Shipyard scandal: €23 million in unused equipment to be sold for scrap

It’s a new twist in the Viana do Castelo shipyard controversy, and comes the day after hundreds of banner-waving workers marched on the official residence of Prime Minister Pedro Passos Coelho at São Bento in Lisbon.

Correio da Manhã newspaper has revealed that €23.3 million worth of equipment, purchased in 2006-2007 and never used, has been languishing for years in warehouses at the trouble-torn ENVC ship-building yard. It is now destined for scrap, says the newspaper.

The equipment was bought for two vessels designed to combat pollution and the ‘Anticiclone’ – one of two ferries commissioned by the government of the Azores and then spectacularly refused in the early stages of its construction in 2009 on the grounds that it might have had stability issues.

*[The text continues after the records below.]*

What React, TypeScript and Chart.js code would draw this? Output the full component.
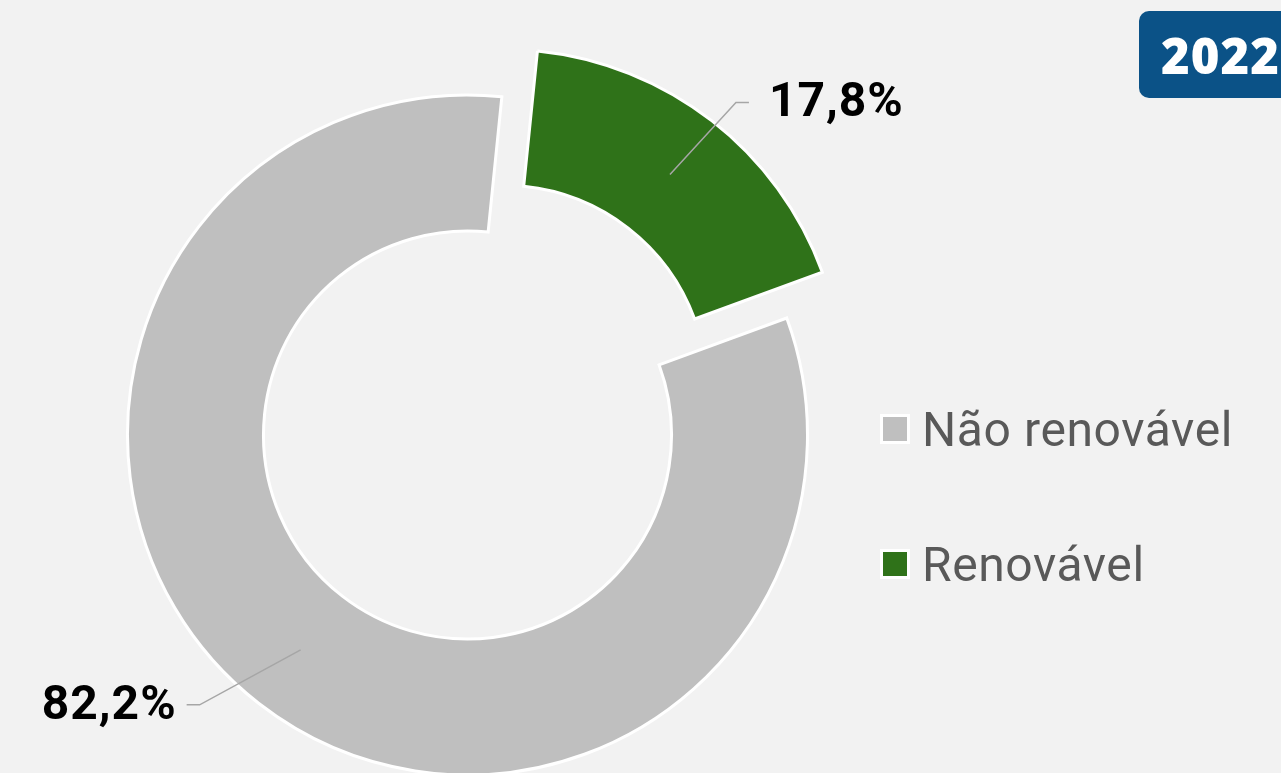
import React, { useEffect, useRef } from "react";
import { Chart, registerables } from "chart.js";

Chart.register(...registerables);

// ---- data ----
const categories = ["Renovável", "Não renovável"];
const values = [17.8, 82.2];
const legendOrder = [1, 0];
const yearLabel = "2022";

// ---- styles ----
const sliceColors = ["#2f7219", "#bfbfbf"];
const explode = [58, 0];
const labelElbow = [
  [66, -72],
  [-101, 55],
];
const BG = "#f2f2f2";

const fmt = (v: number) => v.toFixed(1).replace(".", ",") + "%";

const explodePlugin = {
  id: "explodeDraw",
  beforeDatasetDraw(chart: any, args: any) {
    const ctx = chart.ctx;
    const meta = args.meta;
    meta.data.forEach((arc: any, i: number) => {
      const p = arc.getProps(["startAngle", "endAngle"], true);
      const mid = (p.startAngle + p.endAngle) / 2;
      const d = explode[i] || 0;
      ctx.save();
      ctx.translate(Math.cos(mid) * d, Math.sin(mid) * d);
      arc.draw(ctx, chart.chartArea);
      ctx.restore();
    });
    return false;
  },
};

const leaderPlugin = {
  id: "leaders",
  afterDatasetsDraw(chart: any) {
    const ctx = chart.ctx;
    const meta = chart.getDatasetMeta(0);
    meta.data.forEach((arc: any, i: number) => {
      const p = arc.getProps(["x", "y", "startAngle", "endAngle", "innerRadius", "outerRadius"], true);
      const mid = (p.startAngle + p.endAngle) / 2;
      const r = (explode[i] || 0) + (p.innerRadius + p.outerRadius) / 2;
      const mx = p.x + Math.cos(mid) * r;
      const my = p.y + Math.sin(mid) * r;
      const ex = mx + labelElbow[i][0];
      const ey = my + labelElbow[i][1];
      const side = Math.cos(mid) >= 0 ? 1 : -1;
      const hx = ex + side * 13;
      ctx.save();
      ctx.strokeStyle = "#a6a6a6";
      ctx.lineWidth = 1.5;
      ctx.beginPath();
      ctx.moveTo(mx, my);
      ctx.lineTo(ex, ey);
      ctx.lineTo(hx, ey);
      ctx.stroke();
      ctx.fillStyle = "#000000";
      ctx.font = "bold 48px Roboto";
      try {
        (ctx as any).letterSpacing = "1px";
      } catch (e) {}
      ctx.textBaseline = "middle";
      ctx.textAlign = side > 0 ? "left" : "right";
      ctx.fillText(fmt(values[i]), hx + side * (side > 0 ? 20 : 10), ey + 2);
      ctx.restore();
    });
  },
};

export default function App() {
  const ref = useRef<HTMLCanvasElement | null>(null);

  useEffect(() => {
    document.body.style.margin = "0";
    const chart = new Chart(ref.current as HTMLCanvasElement, {
      type: "doughnut",
      data: {
        labels: categories,
        datasets: [
          {
            data: values,
            backgroundColor: sliceColors,
            borderColor: "#ffffff",
            borderWidth: 3,
            borderJoinStyle: "miter",
          } as any,
        ],
      },
      options: {
        responsive: false,
        animation: false,
        rotation: 5.8,
        radius: 340,
        cutout: "60%",
        layout: { padding: { left: 0, right: 346, top: 97, bottom: 0 } },
        plugins: {
          legend: { display: false },
          tooltip: { enabled: false },
        },
      } as any,
      plugins: [explodePlugin, leaderPlugin],
    });
    return () => chart.destroy();
  }, []);

  return (
    <div
      style={{
        position: "fixed",
        left: 0,
        top: 0,
        width: 1281,
        height: 773,
        background: BG,
        overflow: "hidden",
      }}
    >
      <canvas
        ref={ref}
        width={1281}
        height={773}
        style={{ position: "absolute", left: 0, top: 0, width: 1281, height: 773 }}
      />
      {legendOrder.map((idx, row) => (
        <div
          key={idx}
          style={{
            position: "absolute",
            left: 880,
            top: 429 + row * 135 - 30,
            height: 60,
            display: "flex",
            alignItems: "center",
            whiteSpace: "nowrap",
          }}
        >
          <div
            style={{
              width: 24,
              height: 24,
              border: "3px solid #ffffff",
              background: sliceColors[idx],
              marginRight: 12,
            }}
          />
          <span style={{ font: "48px Roboto", letterSpacing: 0.6, color: "#595959" }}>
            {categories[idx]}
          </span>
        </div>
      ))}
      <div
        style={{
          position: "absolute",
          left: 1139,
          top: 11,
          width: 170,
          height: 87,
          borderRadius: 10,
          background: "#0b5287",
          display: "flex",
          alignItems: "center",
          paddingLeft: 22,
          boxSizing: "border-box",
          color: "#ffffff",
          font: "800 49px 'Open Sans'",
          letterSpacing: 1,
        }}
      >
        {yearLabel}
      </div>
    </div>
  );
}
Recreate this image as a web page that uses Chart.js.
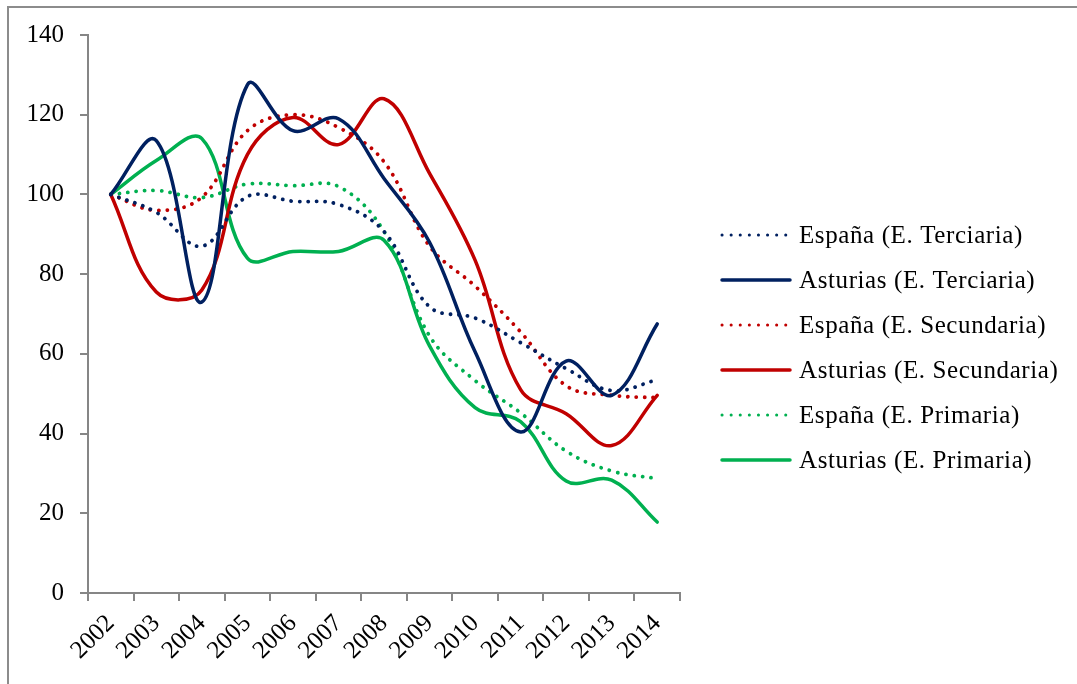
<!DOCTYPE html>
<html lang="es">
<head>
  <meta charset="UTF-8">
  <title>España / Asturias</title>
  <script src="https://cdn.jsdelivr.net/npm/chart.js"></script>
  <style>
    html, body { margin: 0; padding: 0; background: #fff; }
    #wrap { position: relative; width: 1077px; height: 684px; overflow: hidden; }
    #frame { position: absolute; left: 7px; top: 6px; width: 2000px; height: 2000px;
             border-top: 2px solid #8c8c8c; border-left: 2px solid #8c8c8c; }
    canvas { position: absolute; left: 0; top: 0; }
  </style>
</head>
<body>
  <div id="wrap">
    <div id="frame"></div>
    <canvas id="chart" width="1077" height="684"></canvas>
  </div>

  <script>
    const years = ['2002', '2003', '2004', '2005', '2006', '2007', '2008', '2009', '2010', '2011', '2012', '2013', '2014'];
    const yTicks = [0, 20, 40, 60, 80, 100, 120, 140];

    const espanaTerciaria   = [100, 95.5, 87, 99.5, 98.3, 97.5, 90.7, 71.8, 69, 62.8, 56.3, 50.8, 53.5];
    const asturiasTerciaria = [100, 113.5, 73, 127.5, 116, 119, 104, 88, 60.5, 40.4, 58.2, 49.6, 67.5];
    const espanaSecundaria  = [100, 96, 99.3, 116, 120, 116.8, 108.2, 87, 77, 65.5, 52, 49.6, 49];
    const asturiasSecundaria = [100, 75.5, 76, 110, 119.3, 112.5, 124, 105.3, 83.5, 51, 45, 37, 49.6];
    const espanaPrimaria    = [100, 101, 99.2, 102.6, 102.2, 102, 90.7, 64.5, 53.3, 45.2, 35.6, 30.6, 28.7];
    const asturiasPrimaria  = [100, 108.5, 114, 84, 85.7, 85.7, 88.5, 62, 46.5, 43, 28.1, 28.3, 17.8];

    const NAVY = '#002060', RED = '#C00000', GREEN = '#00B050';
    const FONT = 'Liberation Serif, Times New Roman, serif';
    const DOTS = [0.1, 8.4];

    function line(label, data, color, dotted) {
      return {
        label: label,
        data: data,
        borderColor: color,
        backgroundColor: color,
        borderWidth: dotted ? 3.8 : 3.5,
        borderDash: dotted ? DOTS : [],
        borderCapStyle: 'round',
        pointRadius: 0,
        fill: false,
        tension: 0.38
      };
    }

    // legend drawn by hand so it sits where the original one does
    const sideLegend = {
      id: 'sideLegend',
      afterDraw(chart) {
        const ctx = chart.ctx;
        chart.data.datasets.forEach((ds, i) => {
          const y = 235 + 45 * i;
          ctx.save();
          ctx.strokeStyle = ds.borderColor;
          ctx.lineWidth = ds.borderDash.length ? 3 : 3.5;
          ctx.lineCap = 'round';
          ctx.setLineDash(ds.borderDash.length ? [0.1, 9] : []);
          ctx.beginPath();
          ctx.moveTo(722, y);
          ctx.lineTo(790, y);
          ctx.stroke();
          ctx.setLineDash([]);
          ctx.fillStyle = '#000';
          ctx.font = '25px ' + FONT;
          ctx.letterSpacing = '0.6px';
          ctx.textBaseline = 'middle';
          ctx.fillText(ds.label, 799, y + 1);
          ctx.restore();
        });
      }
    };

    new Chart(document.getElementById('chart'), {
      type: 'line',
      data: {
        labels: years,
        datasets: [
          line('España (E. Terciaria)', espanaTerciaria, NAVY, true),
          line('Asturias (E. Terciaria)', asturiasTerciaria, NAVY, false),
          line('España (E. Secundaria)', espanaSecundaria, RED, true),
          line('Asturias (E. Secundaria)', asturiasSecundaria, RED, false),
          line('España (E. Primaria)', espanaPrimaria, GREEN, true),
          line('Asturias (E. Primaria)', asturiasPrimaria, GREEN, false)
        ]
      },
      options: {
        responsive: false,
        animation: false,
        layout: { padding: { top: 35, right: 397, left: 0, bottom: 0 } },
        plugins: { legend: { display: false }, tooltip: { enabled: false } },
        scales: {
          x: {
            offset: true,
            grid: { offset: true, drawOnChartArea: false, drawTicks: true, tickLength: 8, color: '#868686', lineWidth: 2 },
            border: { color: '#868686', width: 2 },
            ticks: { color: '#000', font: { family: FONT, size: 25 }, autoSkip: false, minRotation: 45, maxRotation: 45, padding: 8 },
            afterFit(s) { s.height = 91; }
          },
          y: {
            min: 0,
            max: 140,
            afterBuildTicks(s) { s.ticks = yTicks.map(v => ({ value: v })); },
            grid: { drawOnChartArea: false, drawTicks: true, tickLength: 8, color: '#868686', lineWidth: 2 },
            border: { color: '#868686', width: 2 },
            ticks: { color: '#000', font: { family: FONT, size: 25 }, padding: 16 },
            afterFit(s) { s.width = 88; }
          }
        }
      },
      plugins: [sideLegend]
    });
  </script>
</body>
</html>
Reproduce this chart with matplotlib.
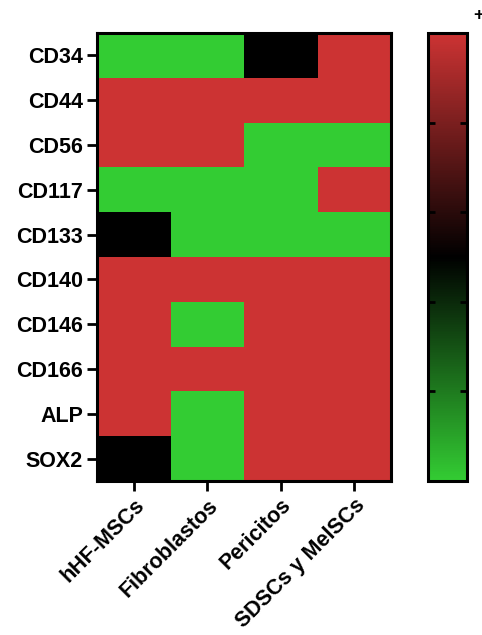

Just in the case of the Anticiclone, the equipment cost the then Socialist government €8.6 million, writes Correio da Manhã.

Items include propulsion engines, electric engines, propellers, electrical systems and communication networks.

The newspaper adds that the previous administration had already spent €14.7 million on the two anti-pollution boats.

Meantime, yesterday’s (December 19) protest played out against a backdrop in which both the Attorney General and DCIAP (central criminal investigation department) are currently studying the whole ENVC imbroglio and trying to ascertain whether any crime has been involved. Workers and unions would suggest that there has.

The coalition government, on the other hand, maintains the shipyard makes no economic sense and should be ‘sold off’ – at the risk of more than 600 jobs – to the industrial multinational group Martifer.